Further, the court finds it is not necessary to stay the action pending the Supreme Court's ruling in the two pending cases. The cases were argued almost three months ago and an opinion should be forthcoming in the near future. The government has had the benefit of a stay of discovery pending the ruling on its motion to dismiss and a continuance of answer and Rule 26 deadlines during the pendency of its motion for reconsideration.
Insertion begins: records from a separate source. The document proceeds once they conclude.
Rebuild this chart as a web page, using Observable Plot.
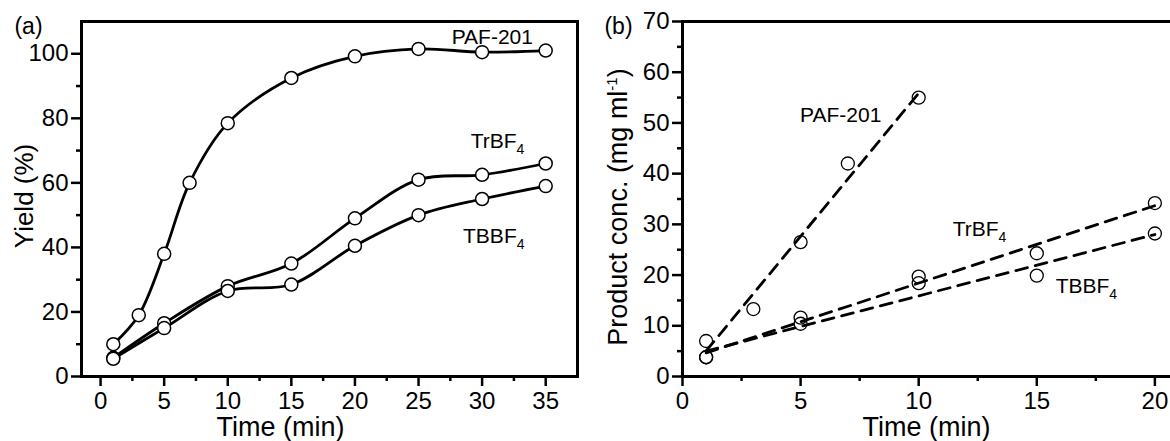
<!DOCTYPE html>
<html><head><meta charset="utf-8">
<script src="https://cdn.jsdelivr.net/npm/d3@7"></script>
<script src="https://cdn.jsdelivr.net/npm/@observablehq/plot@0.6"></script>
<style>
html,body{margin:0;padding:0;background:#fff;overflow:hidden;}
#wrap{position:relative;width:1170px;height:441px;overflow:hidden;background:#fff;}
#a{position:absolute;left:0;top:0;width:590px;height:441px;}
#b{position:absolute;left:590px;top:0;width:600px;height:441px;}
#wrap svg{max-width:none !important;display:block;}
</style></head><body><div id="wrap"><div id="a"></div><div id="b"></div></div>
<script>
// ---------- Panel (a): Yield vs time ----------
const timePafA = [1, 3, 5, 7, 10, 15, 20, 25, 30, 35];
const yieldPaf = [10, 19, 38, 60, 78.5, 92.5, 99.2, 101.5, 100.5, 101];
const timeSaltA = [1, 5, 10, 15, 20, 25, 30, 35];
const yieldTrBF4 = [5.8, 16.5, 28, 35, 49, 61, 62.5, 66];
const yieldTBBF4 = [5.5, 15, 26.5, 28.5, 40.5, 50, 55, 59];
const xMajorA = [0, 5, 10, 15, 20, 25, 30, 35];
const xMinorA = [2.5, 7.5, 12.5, 17.5, 22.5, 27.5, 32.5];
const yMajorA = [0, 20, 40, 60, 80, 100];
const yMinorA = [10, 30, 50, 70, 90];
const labelNamesA = ["PAF-201", "TrBF4", "TBBF4"];
const labelXA = [30.8, 29.1, 28.5];
const labelYA = [105, 73, 43.5];
const labelAnchorA = ["middle", "start", "start"];

// ---------- Panel (b): Product conc. vs time ----------
const timePafB = [1, 3, 5, 7, 10];
const concPaf = [7, 13.3, 26.5, 42, 55];
const timeSaltB = [1, 5, 10, 15, 20];
const concTrBF4 = [3.8, 11.6, 19.7, 24.3, 34.2];
const concTBBF4 = [3.8, 10.4, 18.4, 19.9, 28.2];
const xMajorB = [0, 5, 10, 15, 20];
const xMinorB = [2.5, 7.5, 12.5, 17.5];
const yMajorB = [0, 10, 20, 30, 40, 50, 60, 70];
const yMinorB = [5, 15, 25, 35, 45, 55, 65];
const labelNamesB = ["PAF-201", "TrBF4", "TBBF4"];
const labelXB = [6.7, 11.44, 15.8];
const labelYB = [51.5, 29, 17.75];
const labelAnchorB = ["middle", "start", "start"];

const FONT = '"Liberation Sans", Arial, Helvetica, sans-serif';

function rows(series) {
  const out = [];
  for (const [name, xs, ys] of series) xs.forEach((x, i) => out.push({s: name, t: x, v: ys[i]}));
  return out;
}
function labelRows(names, xs, ys, anchors) {
  return names.map((n, i) => ({name: n, x: xs[i], y: ys[i], anchor: anchors[i]}));
}

const dataA = rows([["PAF-201", timePafA, yieldPaf], ["TrBF4", timeSaltA, yieldTrBF4], ["TBBF4", timeSaltA, yieldTBBF4]]);
const dataB = rows([["PAF-201", timePafB, concPaf], ["TrBF4", timeSaltB, concTrBF4], ["TBBF4", timeSaltB, concTBBF4]]);
const labsA = labelRows(labelNamesA, labelXA, labelYA, labelAnchorA);
const labsB = labelRows(labelNamesB, labelXB, labelYB, labelAnchorB);

function axes(xMajor, xMinor, yMajor, yMinor) {
  return [
    Plot.axisX({ticks: xMinor, tickSize: 5, tickFormat: () => "", label: null, strokeWidth: 2.5}),
    Plot.axisX({ticks: xMajor, tickSize: 10, tickPadding: 5, fontSize: 24, label: null, strokeWidth: 2.5}),
    Plot.axisY({ticks: yMinor, tickSize: 5, tickFormat: () => "", label: null, strokeWidth: 2.5}),
    Plot.axisY({ticks: yMajor, tickSize: 10, tickPadding: 3, fontSize: 24, label: null, strokeWidth: 2.5})
  ];
}

function seriesLabels(labs) {
  return ["start", "middle"].map(a =>
    Plot.text(labs.filter(d => d.anchor === a), {x: "x", y: "y", text: "name", textAnchor: a, lineAnchor: "middle", fontSize: 21, fill: "black"})
  );
}

const plotA = Plot.plot({
  width: 590, height: 441,
  marginTop: 21, marginLeft: 81, marginRight: 13, marginBottom: 65,
  style: {fontFamily: FONT, color: "black", background: "white", overflow: "visible"},
  x: {domain: [-1.5, 37.5]},
  y: {domain: [0, 110]},
  marks: [
    Plot.line(dataA, {x: "t", y: "v", z: "s", curve: "catmull-rom", stroke: "black", strokeWidth: 2.8}),
    Plot.dot(dataA, {x: "t", y: "v", r: 6.5, fill: "white", stroke: "black", strokeWidth: 1.5}),
    ...axes(xMajorA, xMinorA, yMajorA, yMinorA),
    Plot.frame({stroke: "black", strokeWidth: 3}),
    ...seriesLabels(labsA),
    Plot.text(["(a)"], {text: d => d, frameAnchor: "top-left", dx: -53, dy: 5, textAnchor: "middle", lineAnchor: "middle", fontSize: 23}),
    Plot.text(["Yield (%)"], {text: d => d, frameAnchor: "left", rotate: -90, dx: -57, dy: -3, textAnchor: "middle", lineAnchor: "middle", fontSize: 26}),
    Plot.text(["Time (min)"], {text: d => d, frameAnchor: "bottom", dx: -49, dy: 51, textAnchor: "middle", lineAnchor: "middle", fontSize: 27})
  ]
});

const dashed = {stroke: "black", strokeWidth: 2.8, strokeDasharray: "12,8", ci: 0};
const plotB = Plot.plot({
  width: 600, height: 441,
  marginTop: 21, marginLeft: 92, marginRight: 12, marginBottom: 65,
  style: {fontFamily: FONT, color: "black", background: "white", overflow: "visible"},
  x: {domain: [0, 21]},
  y: {domain: [0, 70]},
  marks: [
    Plot.linearRegressionY(dataB.filter(d => d.s === "PAF-201"), {x: "t", y: "v", ...dashed}),
    Plot.linearRegressionY(dataB.filter(d => d.s === "TrBF4"), {x: "t", y: "v", ...dashed}),
    Plot.linearRegressionY(dataB.filter(d => d.s === "TBBF4"), {x: "t", y: "v", ...dashed}),
    Plot.dot(dataB, {x: "t", y: "v", r: 6.5, fill: "none", stroke: "black", strokeWidth: 1.3}),
    ...axes(xMajorB, xMinorB, yMajorB, yMinorB),
    Plot.frame({stroke: "black", strokeWidth: 3}),
    ...seriesLabels(labsB),
    Plot.text(["(b)"], {text: d => d, frameAnchor: "top-left", dx: -64, dy: 5, textAnchor: "middle", lineAnchor: "middle", fontSize: 23}),
    Plot.text(["Product conc. (mg ml-1)"], {text: d => d, frameAnchor: "left", rotate: -90, dx: -64, dy: 8, textAnchor: "middle", lineAnchor: "middle", fontSize: 27}),
    Plot.text(["Time (min)"], {text: d => d, frameAnchor: "bottom", dx: -4, dy: 51, textAnchor: "middle", lineAnchor: "middle", fontSize: 27})
  ]
});

// Rich text: subscripts and superscripts as real tspans
const NS = "http://www.w3.org/2000/svg";
function span(parent, txt, attrs) {
  const s = document.createElementNS(NS, "tspan");
  s.textContent = txt;
  for (const k in attrs) s.setAttribute(k, attrs[k]);
  parent.appendChild(s);
}
function rich(svg) {
  svg.querySelectorAll("text").forEach(t => {
    const s = t.textContent;
    let m;
    if ((m = s.match(/^(T[rB]BF)4$/))) {
      t.textContent = "";
      span(t, m[1], {});
      span(t, "4", {"font-size": "14px", dy: "6"});
    } else if (s === "Product conc. (mg ml-1)") {
      t.textContent = "";
      span(t, "Product conc. (mg ml", {});
      span(t, "-1", {"font-size": "15px", dy: "-10"});
      span(t, ")", {dy: "10"});
    }
  });
}
rich(plotA); rich(plotB);
document.getElementById("a").appendChild(plotA);
document.getElementById("b").appendChild(plotB);
</script></body></html>
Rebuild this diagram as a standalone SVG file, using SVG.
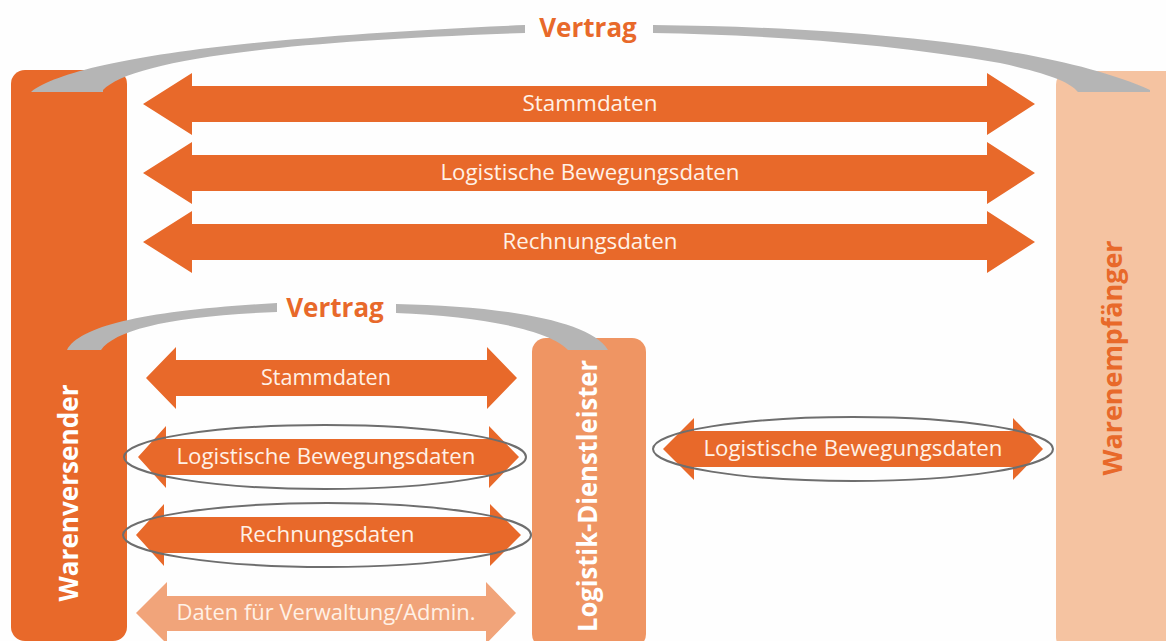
<svg xmlns="http://www.w3.org/2000/svg" width="1166" height="641" viewBox="0 0 1166 641">
  <style>
    .lbl { font-family: "Open Sans", "Noto Sans", sans-serif; font-size: 21px; fill: #FFF1E6; text-anchor: middle; }
    .vt { font-family: "Open Sans", "Noto Sans", sans-serif; font-weight: bold; font-size: 26px; fill: #E8692A; text-anchor: middle; }
    .node { font-family: "Open Sans", "Noto Sans", sans-serif; font-weight: bold; font-size: 26px; text-anchor: middle; }
    .arr { fill: #E8692A; }
    .arrl { fill: #F1A47A; }
    .arc { fill: #B5B5B5; }
    .ring { fill: none; stroke: #6E6E6E; stroke-width: 2; }
  </style>
  <rect x="0" y="0" width="1166" height="641" fill="#FEFEFE"/>

  <g id="warenversender">
    <rect x="11" y="70" width="116" height="571" rx="14" fill="#E8692A"/>
    <text class="node" fill="#FFFFFF" transform="translate(78,493) rotate(-90)" textLength="217" lengthAdjust="spacingAndGlyphs">Warenversender</text>
  </g>

  <g id="logistik-dienstleister">
    <rect x="532" y="338" width="114" height="310" rx="14" fill="#EF9563"/>
    <text class="node" fill="#FFFFFF" transform="translate(597,496) rotate(-90)" textLength="272" lengthAdjust="spacingAndGlyphs">Logistik-Dienstleister</text>
  </g>

  <g id="warenempfaenger">
    <rect x="1056" y="71" width="130" height="580" rx="14" fill="#F5C3A1"/>
    <text class="node" fill="#E8692A" transform="translate(1122,358) rotate(-90)" textLength="235" lengthAdjust="spacingAndGlyphs">Warenempfänger</text>
  </g>

  <g id="connectors">
    <!-- top contract arcs -->
    <path class="arc" d="M 31,92 C 70,62 220,38 525,25 L 525,33 C 260,42 130,62 103,90 L 103,92 Z"/>
    <path class="arc" d="M 653,25 C 850,27 1050,45 1150,90 L 1150,92 L 1078,92 C 1070,82 1050,74 1000,63 C 880,42 760,35 653,33 Z"/>
    <text class="vt" x="588" y="37">Vertrag</text>

    <!-- lower contract arcs -->
    <path class="arc" d="M 67,350 C 80,325 150,310 277,303 L 277,312 C 170,316 115,330 101,350 Z"/>
    <path class="arc" d="M 396,304 C 500,306 590,320 608,350 L 568,350 C 550,330 480,316 396,313 Z"/>
    <text class="vt" x="335" y="317">Vertrag</text>

    <!-- top arrows -->
    <path class="arr" d="M 143,104 L 192,73 L 192,86 L 987,86 L 987,73 L 1035,104 L 987,135 L 987,122 L 192,122 L 192,135 Z"/>
    <text class="lbl" x="590" y="111" textLength="135" lengthAdjust="spacingAndGlyphs">Stammdaten</text>
    <path class="arr" d="M 143,173 L 192,142 L 192,155 L 987,155 L 987,142 L 1035,173 L 987,204 L 987,191 L 192,191 L 192,204 Z"/>
    <text class="lbl" x="590" y="180" textLength="299" lengthAdjust="spacingAndGlyphs">Logistische Bewegungsdaten</text>
    <path class="arr" d="M 143,242 L 192,211 L 192,224 L 987,224 L 987,211 L 1035,242 L 987,273 L 987,260 L 192,260 L 192,273 Z"/>
    <text class="lbl" x="590" y="249" textLength="175" lengthAdjust="spacingAndGlyphs">Rechnungsdaten</text>

    <!-- lower left arrows -->
    <path class="arr" d="M 146,378 L 176,347 L 176,360 L 487,360 L 487,347 L 517,378 L 487,409 L 487,396 L 176,396 L 176,409 Z"/>
    <text class="lbl" x="326" y="385" textLength="130" lengthAdjust="spacingAndGlyphs">Stammdaten</text>

    <path class="arr" d="M 138,457 L 166,426 L 166,439 L 489,439 L 489,426 L 519,457 L 489,488 L 489,475 L 166,475 L 166,488 Z"/>
    <text class="lbl" x="326" y="464" textLength="299" lengthAdjust="spacingAndGlyphs">Logistische Bewegungsdaten</text>
    <ellipse class="ring" cx="325" cy="457" rx="201" ry="32"/>

    <path class="arr" d="M 136,535 L 164,504 L 164,517 L 490,517 L 490,504 L 521,535 L 490,566 L 490,553 L 164,553 L 164,566 Z"/>
    <text class="lbl" x="327" y="542" textLength="175" lengthAdjust="spacingAndGlyphs">Rechnungsdaten</text>
    <ellipse class="ring" cx="327" cy="535" rx="204" ry="32"/>

    <path class="arrl" d="M 136,613 L 167,582 L 167,596 L 486,596 L 486,582 L 516,613 L 486,644 L 486,631 L 167,631 L 167,644 Z"/>
    <text class="lbl" x="326" y="620" textLength="299" lengthAdjust="spacingAndGlyphs">Daten für Verwaltung/Admin.</text>

    <!-- right middle arrow -->
    <path class="arr" d="M 663,449 L 694,418 L 694,431 L 1013,431 L 1013,418 L 1043,449 L 1013,480 L 1013,467 L 694,467 L 694,480 Z"/>
    <text class="lbl" x="853" y="456" textLength="299" lengthAdjust="spacingAndGlyphs">Logistische Bewegungsdaten</text>
    <ellipse class="ring" cx="853" cy="449" rx="200" ry="32"/>
  </g>
</svg>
See Filing Nos. 22 & 34. Accordingly,

IT IS ORDERED that Defendant United States of America's Motion to Reconsider or, in the Alternative, to Certify for Interlocutory Appeal, and Motion to Stay Further Proceedings (Filing No. 30) is denied, without prejudice to reassertion after the Supreme Court issues its opinion in the pending cases referenced above.

FootNotes


1. The government contends that "[e]very court of appeals to have addressed the issue has made clear that a plaintiff under the FTCA must comply with both time limits[,]" citing Sanchez v. United States, 740 F.3d 47, 50 (1st Cir. 2014); Willis v. United States, 719 F.2d 608, 610 (2d Cir. 1983); Henderson v. United States, 785 F.2d 121, 123 (4th Cir. 1986); Houston v. United States Postal Serv., 823 F.2d 896, 902 (5th Cir. 1987); Ellison v. United States, 531 F.3d 359, 361-62 (6th Cir. 2008); Dyniewicz v. United States, 742 F.2d 484, 485 (9th Cir. 1984); Franklin Sav. Corp. v. United States, 385 F.3d 1279, 1287 (10th Cir. 2004); Phillips v. United States, 260 F.3d 1316, 1317 (11th Cir. 2001); Schuler v. United States, 628 F.2d 199, 201-02 (D.C. Cir. 1980). Filing No. 35, Reply Brief at 4 n.1. The holdings in those cases are dependent on a finding that the timeliness requirements imposed in the FTCA are "jurisdictional," so as to preclude equitable tolling, which is precisely the issue presently before the Supreme Court.